Zengo replaced it with multi-party computation cryptography, generating two independent mathematical secret shares — one on the user's device, one on Zengo's servers — that collaborate to sign transactions without the full private key ever being assembled or exposed to either party. The company has never suffered a wallet hack.
Beyond the security architecture, Zengo offers token swaps, staking, fiat on-ramps and off-ramps, and access to decentralised applications. Zengo Pro includes a Bitcoin Vault and a wallet inheritance feature. Zengo Business targets small and medium enterprises and institutional teams. The product is already comprehensive. What it lacks is distribution at scale. eToro provides 40 million registered users, most of whom currently access crypto exclusively through eToro's regulated exchange.
What eToro gets
eToro CEO Yoni Assia has stated that the future of finance will be digital, decentralised, and user-controlled. The Zengo acquisition is the operational expression of that thesis. eToro's platform has significant retail scale. Its Q1 2026 results showed commodity trading accounting for 60% of trading commissions by asset class, with commodity volume roughly four times higher year-over-year, driven by the macro dynamics of the Strait of Hormuz disruption. That growth happened entirely inside the regulated exchange. Zengo is how eToro participates in the part of crypto that a regulated exchange cannot reach.

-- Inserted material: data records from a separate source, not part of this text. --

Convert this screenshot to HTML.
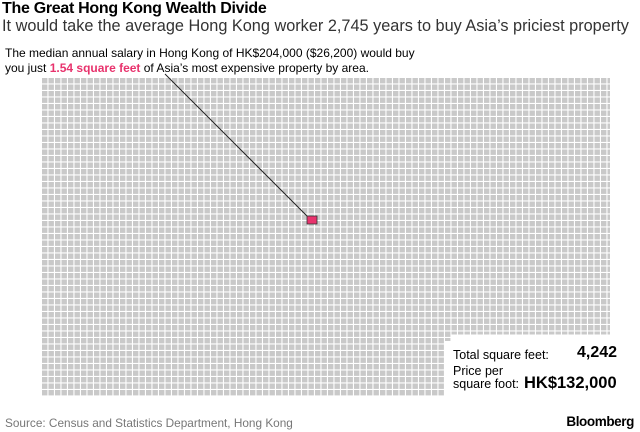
<!DOCTYPE html>
<html><head><meta charset="utf-8"><style>
body{margin:0;width:640px;height:432px;background:#fff;font-family:"Liberation Sans",sans-serif;position:relative;overflow:hidden}
.t{position:absolute;white-space:nowrap}
</style></head><body>
<svg width="640" height="432" style="position:absolute;left:0;top:0">
<defs><pattern id="p" x="42" y="78" width="6.5" height="6.5" patternUnits="userSpaceOnUse"><rect width="5.4" height="5.4" fill="#c9c9c9"/></pattern></defs>
<rect x="42" y="78" width="568" height="256.5" fill="url(#p)"/>
<rect x="42" y="334.5" width="403" height="62" fill="url(#p)"/>
<rect x="445" y="334.5" width="6.5" height="6.5" fill="url(#p)"/>
<line x1="165" y1="74" x2="309" y2="218" stroke="#222" stroke-width="1"/>
<rect x="307" y="216" width="10" height="8" fill="#e8336d" stroke="#333" stroke-width="0.8"/>
</svg>
<div class="t" style="left:2px;top:0px;font-size:16px;font-weight:bold;color:#000;letter-spacing:-0.3px">The Great Hong Kong Wealth Divide</div>
<div class="t" style="left:2px;top:17px;font-size:16.3px;color:#333">It would take the average Hong Kong worker 2,745 years to buy Asia’s priciest property</div>
<div class="t" style="left:5px;top:46px;font-size:12px;color:#000;line-height:15px">The median annual salary in Hong Kong of HK$204,000 ($26,200) would buy<br>you just <b style="color:#e8336d">1.54 square feet</b> of Asia’s most expensive property by area.</div>
<div class="t" style="left:453px;top:348px;font-size:12.5px;color:#000">Total square feet:</div>
<div class="t" style="left:577px;top:344px;font-size:16px;font-weight:bold;color:#000">4,242</div>
<div class="t" style="left:453px;top:365px;font-size:12.5px;color:#000;line-height:13px">Price per<br>square foot:</div>
<div class="t" style="left:524px;top:374px;font-size:16.5px;font-weight:bold;color:#000">HK$132,000</div>
<div class="t" style="left:5px;top:416px;font-size:11.8px;color:#777">Source: Census and Statistics Department, Hong Kong</div>
<div class="t" style="right:6px;top:414px;font-size:13.5px;font-weight:bold;color:#000;letter-spacing:-0.4px">Bloomberg</div>
</body></html>
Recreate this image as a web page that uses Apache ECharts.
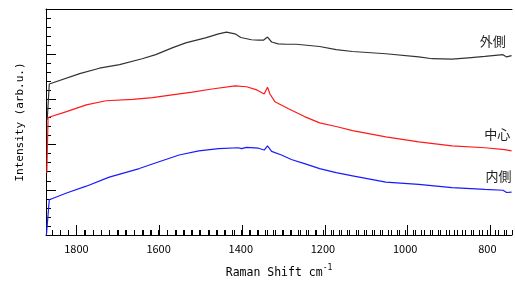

eToro has also been building adjacent infrastructure. On April 14, the company launched the eToro App Store, an AI-enabled ecosystem for trading and investing. The timing of the Zengo acquisition, one day later, suggests a coordinated move toward a more comprehensive financial platform architecture. Zengo integrates with the on-chain economy. The App Store integrates with the AI economy. Both sit alongside the regulated exchange rather than inside it.
The broader context
The European fintech sector has been reorganising itself around the licence question for two years. Companies with full banking licences or MiCA authorisations have capital and operational advantages that EMI-licenced or unlicensed competitors cannot match.
The July 1, 2026 deadline is accelerating that consolidation. Firms without MiCA authorisation have a shrinking window to either obtain one or exit EU markets.
eToro has the licence. The Zengo acquisition extends its reach into territory the licence does not cover — not by circumventing regulation, but by operating in the space that regulation has not yet reached. That is a structurally different strategy from what either a pure DeFi protocol or a pure MiCA-licenced exchange can execute. It requires being both at once.
The deal closes subject to customary conditions. Zengo will continue operating independently for existing users in the near term. The integration is described as gradual. The architecture is the point. eToro is not building a crypto wallet. It is building a regulated exchange with an unregulated on-chain layer attached. Those are not the same product, and they are not governed by the same rules. Keeping them separate is not a limitation. Under current European law, it is the design.